Not a 'romantic' appointment
Our experts have their say on the appointments of Tom Shaw and Chris Cohen
While Shaw has previous experience as a first-team boss, having had a spell as manager of non-league side Gainsborough Trinity, Cohen has spent his senior coaching career to date as an assistant at Luton Town, Southampton and Stoke City.
Before that, Cohen's coaching career started with a stint as the under-23s manager at Nottingham Forest, the club where he retired as a player in 2018.
It is the years of work the duo did under Skubala at the LNER Stadium and the part each played in getting the Imps up, that convinced club officials the pair would be the best ones to take the club into the Championship next term.
"The thing we continually asked ourselves through this process was 'what is best for Lincoln City?' This is above any individual, this is above the people and this isn't romantic," Scully said.

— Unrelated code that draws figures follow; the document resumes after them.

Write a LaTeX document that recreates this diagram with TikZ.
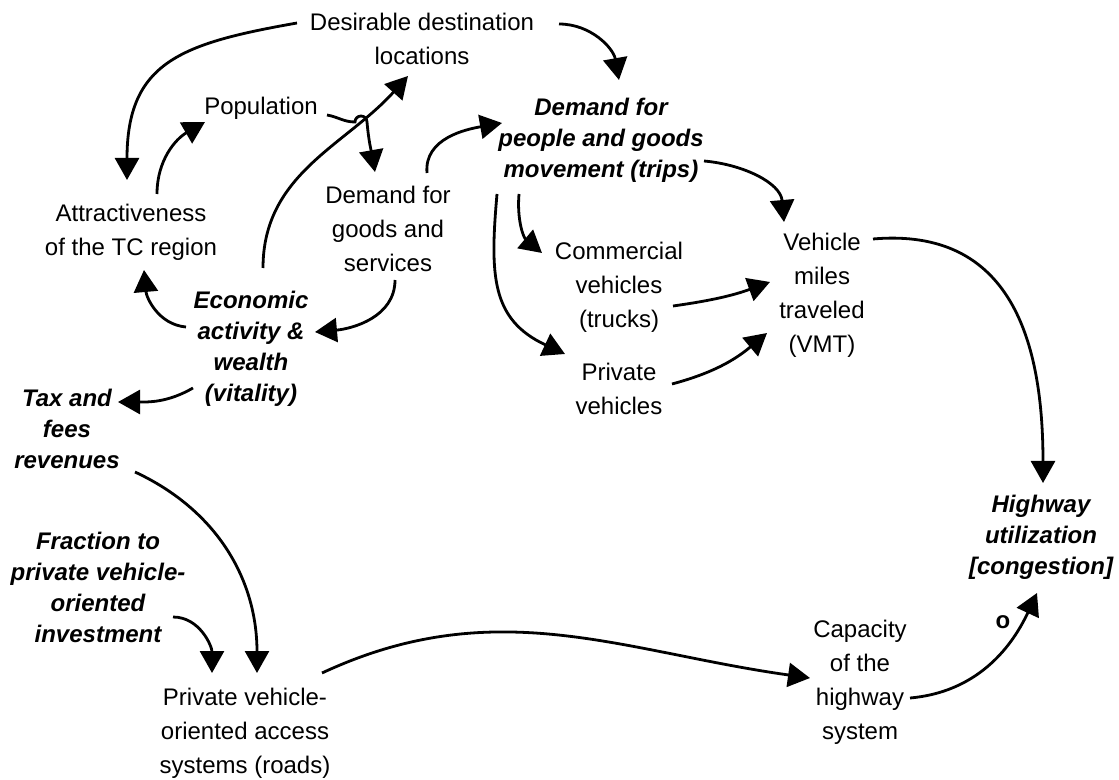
\documentclass[tikz,border=0pt]{standalone}
\usepackage{fontspec}
\setmainfont{Liberation Sans}
\usetikzlibrary{arrows.meta}
\usetikzlibrary{calc}

\begin{document}
\begin{tikzpicture}[x=0.5pt,y=0.5pt]
\tikzstyle{var} = [align=center, inner sep=0pt, font=\fontsize{12}{17}\selectfont]
\tikzstyle{key} = [align=center, inner sep=0pt, font=\fontsize{12}{15.5}\selectfont\bfseries\itshape]
\tikzstyle{link} = [line width=1.4pt, -{Triangle[length=11pt,width=12pt]}]
\useasboundingbox (0,0) rectangle (1119,-780);

\node[var](des) at (422,-39){Desirable destination\\locations};
\node[var](pop) at (261,-108){Population};
\node[var](attr) at (131,-232){Attractiveness\\of the TC region};
\node[var](dgs) at (388,-229){Demand for\\goods and\\services};
\node[key](econ) at (251,-349){Economic\\activity \&\\wealth\\(vitality)};
\node[key](tax) at (67,-429){Tax and\\fees\\revenues};
\node[key](frac) at (98,-587){Fraction to\\private vehicle-\\oriented\\investment};
\node[var](pvo) at (245,-733){Private vehicle-\\oriented access\\systems (roads)};
\node[key](dpg) at (601,-140){Demand for\\people and goods\\movement (trips)};
\node[var](com) at (619,-287){Commercial\\vehicles\\(trucks)};
\node[var](prv) at (619,-389){Private\\vehicles};
\node[var](vmt) at (822,-295){Vehicle\\miles\\traveled\\(VMT)};
\node[key](hwy) at (1041,-537){Highway\\utilization\\{[congestion]}};
\node[var](cap) at (860,-682){Capacity\\of the\\highway\\system};

% left part
\draw[link] ($(des)+(-125,16)$) to[out=190,in=90,looseness=1.3] ($(attr)+(-4,52)$);
\draw[link] ($(attr)+(26,38)$) to[out=90,in=210] ($(pop)+(-56,-14)$);
\draw[link] ($(pop)+(66,-7)$) to[out=-10,in=180] ++(28,-7) arc[start angle=180,end angle=0,radius=6] to[out=-85,in=100] ($(dgs)+(-13,57)$);
\draw[link] ($(econ)+(12,81)$) to[out=90,in=228] ($(des)+(-14,-37)$);
\draw[link] ($(dgs)+(39,56)$) to[out=95,in=190] ($(dpg)+(-99,17)$);
\draw[link] ($(dgs)+(7,-51)$) to[out=-90,in=5] ($(econ)+(64,17)$);
\draw[link] ($(econ)+(-65,22)$) to[out=175,in=-85] ($(attr)+(13,-38)$);
\draw[link] ($(econ)+(-58,-39)$) to[out=210,in=0] ($(tax)+(51,27)$);
\draw[link] ($(tax)+(68,-43)$) to[out=-25,in=90] ($(pvo)+(12,60)$);
\draw[link] ($(frac)+(75,-30)$) to[out=0,in=90] ($(pvo)+(-33,60)$);
\draw[link] ($(pvo)+(77,60)$) to[out=25,in=172] ($(cap)+(-50,4)$);
% right part
\draw[link] ($(des)+(137,15)$) to[out=0,in=100] ($(dpg)+(18,60)$);
\draw[link] ($(dpg)+(-104,-54)$) to[out=-95,in=155,looseness=1.2] ($(prv)+(-54,35)$);
\draw[link] ($(dpg)+(-82,-54)$) to[out=-95,in=140] ($(com)+(-77,34)$);
\draw[link] ($(dpg)+(103,-21)$) to[out=-5,in=95] ($(vmt)+(-38,73)$);
\draw[link] ($(com)+(54,-19)$) to[out=8,in=200] ($(vmt)+(-52,13)$);
\draw[link] ($(prv)+(53,5)$) to[out=15,in=220] ($(vmt)+(-55,-38)$);
\draw[link] ($(vmt)+(51,56)$) to[out=5,in=90,looseness=1.2] ($(hwy)+(2,54)$);
\draw[link] ($(cap)+(50,-16)$) to[out=5,in=245] ($(hwy)+(-4,-56)$);
\node[font=\fontsize{12}{14}\selectfont\bfseries](o) at ($(hwy)+(-38,-85)$){o}; %negative link
\end{tikzpicture}
\end{document}
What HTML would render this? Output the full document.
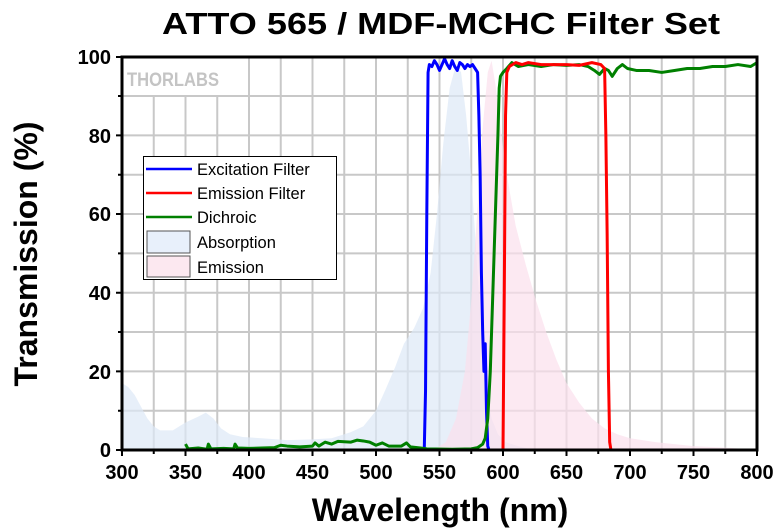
<!DOCTYPE html>
<html><head><meta charset="utf-8"><style>
html,body{margin:0;padding:0;background:#fff;}
svg{display:block;font-family:"Liberation Sans",Arial,sans-serif;}
</style></head><body>
<svg width="780" height="532" viewBox="0 0 780 532">
<text x="441" y="34" text-anchor="middle" font-size="31" font-weight="bold" textLength="558" lengthAdjust="spacingAndGlyphs">ATTO 565 / MDF-MCHC Filter Set</text>
<g stroke="#c8c8c8" stroke-width="2">
<path d="M153.75 57V450M185.5 57V450M217.25 57V450M249 57V450M280.75 57V450M312.5 57V450M344.25 57V450M376 57V450M407.75 57V450M439.5 57V450M471.25 57V450M503 57V450M534.75 57V450M566.5 57V450M598.25 57V450M630 57V450M661.75 57V450M693.5 57V450M725.25 57V450"/>
<path d="M122 410.7H757M122 371.4H757M122 332H757M122 292.7H757M122 253.4H757M122 214H757M122 174.7H757M122 135.4H757M122 96H757"/>
</g>
<rect x="123" y="58" width="102" height="37" fill="#fff"/>
<text x="127" y="86" font-size="19" font-weight="bold" fill="#c4c4c4" textLength="92" lengthAdjust="spacingAndGlyphs">THORLABS</text>
<g transform="translate(122,450) scale(1.27,-3.933) translate(-300,0)">
<polygon fill="#dde8f7" fill-opacity="0.7" points="300,0 300,17 305,16 310,14 315,11 320,8 325,6 330,5 340,5 350,7 360,8.5 366,9.5 372,8 378,5.5 385,4 395,3.3 410,3 430,2.5 450,2.7 465,3 480,4.5 490,6 500,10 507,15 515,21 522,27 530,31 537,36 543,45 548,60 553,78 558,92 563,98 567,96 571,85 575,70 579,50 583,30 587,15 591,8 596,4 602,2 612,1 625,0"/>
<polygon fill="#fbe0ec" fill-opacity="0.7" points="545,0 555,2 563,8 570,20 575,38 580,62 584,82 588,96 591,99 594,93 598,82 603,70 610,57 618,47 626,38 634,30 642,23 650,17 660,12 670,8 680,5.5 690,4 700,3 720,2 750,1 780,0.5 800,0"/>
<g fill="none" stroke-linejoin="round">
<polyline stroke="#0000ff" stroke-width="3" vector-effect="non-scaling-stroke" points="300,0 538,0 539,15 540,60 541,96 542,98 544,97.5 546,99 548,98 550,96.5 552,98 554,99.5 556,98 558,97 560,99 562,97.5 564,96.5 566,98.5 568,98 570,97 572,98 574,97.5 576,98 578,97 580,96 581,85 582,70 583,45 584,30 585,20 586,27 587,10 588,1 589,0 800,0"/>
<polyline stroke="#008000" stroke-width="3" vector-effect="non-scaling-stroke" points="350,1.5 352,0.3 360,0.5 367,0.2 368,1.5 370,0.3 380,0.4 388,0.3 389,1.5 391,0.5 400,0.4 410,0.5 420,0.6 425,1.2 430,1 440,0.8 450,1 452,1.8 455,1 460,2 465,1.5 470,2.2 480,2 485,2.5 490,2.3 495,2 500,1.2 505,1.8 510,1 520,1 524,1.8 527,0.8 535,0.5 540,0.3 560,0.2 575,0.3 580,0.6 584,1.5 586,3 588,8 590,20 592,40 594,60 596,80 597,92 598,95 600,96 603,97 607,98.5 612,97.5 620,98 630,97.5 640,98 650,97.8 660,98 667,97.5 672,96.5 676,95.5 680,97 683,96.5 686,95 690,97 694,98 698,97 705,96.5 715,96.5 725,96 735,96.5 745,97 755,97 765,97.5 775,97.5 785,98 795,97.5 800,98.5"/>
<polyline stroke="#ff0000" stroke-width="3" vector-effect="non-scaling-stroke" points="300,0 600,0 601,40 602,85 603,96 605,97.5 610,98.5 615,98 620,98.5 630,98 640,98 650,98 660,97.8 670,98.5 677,98 680,97 681,80 682,55 683,20 684,2 685,0 800,0"/>
</g>
</g>
<g stroke="#000" fill="none">
<rect x="122" y="57" width="635" height="393" stroke-width="3"/>
<path stroke-width="2" d="M116 57H122M116 135.4H122M116 214H122M116 292.7H122M116 371.4H122M116 450H122M118 96H122M118 174.7H122M118 253.4H122M118 332H122M118 410.7H122M122 450V456M185.5 450V456M249 450V456M312.5 450V456M376 450V456M439.5 450V456M503 450V456M566.5 450V456M630 450V456M693.5 450V456M757 450V456M153.75 450V454M217.25 450V454M280.75 450V454M344.25 450V454M407.75 450V454M471.25 450V454M534.75 450V454M598.25 450V454M661.75 450V454M725.25 450V454"/>
</g>
<g font-size="20" font-weight="bold" text-anchor="end">
<text x="111" y="64">100</text><text x="111" y="143">80</text><text x="111" y="221">60</text><text x="111" y="300">40</text><text x="111" y="379">20</text><text x="111" y="457">0</text>
</g>
<g font-size="20" font-weight="bold" text-anchor="middle">
<text x="122" y="479">300</text><text x="185.5" y="479">350</text><text x="249" y="479">400</text><text x="312.5" y="479">450</text><text x="376" y="479">500</text><text x="439.5" y="479">550</text><text x="503" y="479">600</text><text x="566.5" y="479">650</text><text x="630" y="479">700</text><text x="693.5" y="479">750</text><text x="757" y="479">800</text>
</g>
<text x="440" y="521" text-anchor="middle" font-size="32" font-weight="bold">Wavelength (nm)</text>
<text transform="translate(37,254) rotate(-90)" text-anchor="middle" font-size="32" font-weight="bold">Transmission (%)</text>
<rect x="143.5" y="156.5" width="193" height="123" fill="#fff" stroke="#000" stroke-width="1"/>
<path d="M146 169H192" stroke="#0000ff" stroke-width="2.5"/>
<path d="M146 193H192" stroke="#ff0000" stroke-width="2.5"/>
<path d="M146 217H192" stroke="#008000" stroke-width="2.5"/>
<rect x="147" y="231" width="43" height="22" fill="#e8f0fb" stroke="#555"/>
<rect x="147" y="256" width="43" height="21" fill="#fce8f0" stroke="#555"/>
<g font-size="16.5">
<text x="197" y="175">Excitation Filter</text>
<text x="197" y="199">Emission Filter</text>
<text x="197" y="223">Dichroic</text>
<text x="197" y="248">Absorption</text>
<text x="197" y="273">Emission</text>
</g>
</svg>
</body></html>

"This has been done seriously considering how we put together the strongest possible campaign we can in what will be the club's first season in the Championship for over 65 years."
He added they thought this was the "least risky option" given it is "enabling us to deliver continuity".
It is the working relationship that Cohen and Shaw already have with each other and their intimate understanding of how Lincoln operate that may hold the key to this coaching partnership flourishing where others have failed.
"It's very seldom now in football that a decision is made on the pitch that is just one person's gut feeling or intuition. It's often data-led and often scenario-planned," Scully said.
"Looking at our structure over the past 12-15 months, I think a large strength of what Michael did was that he empowered Chris and Tom to do what they were very good at. This is a very close continuation of that.
"We didn't start from a place of trying to do something different - it was just the fact that when we worked this through and talked about this, we felt that retaining a lot of the structure of what we did in the past is the best thing we can do going forward."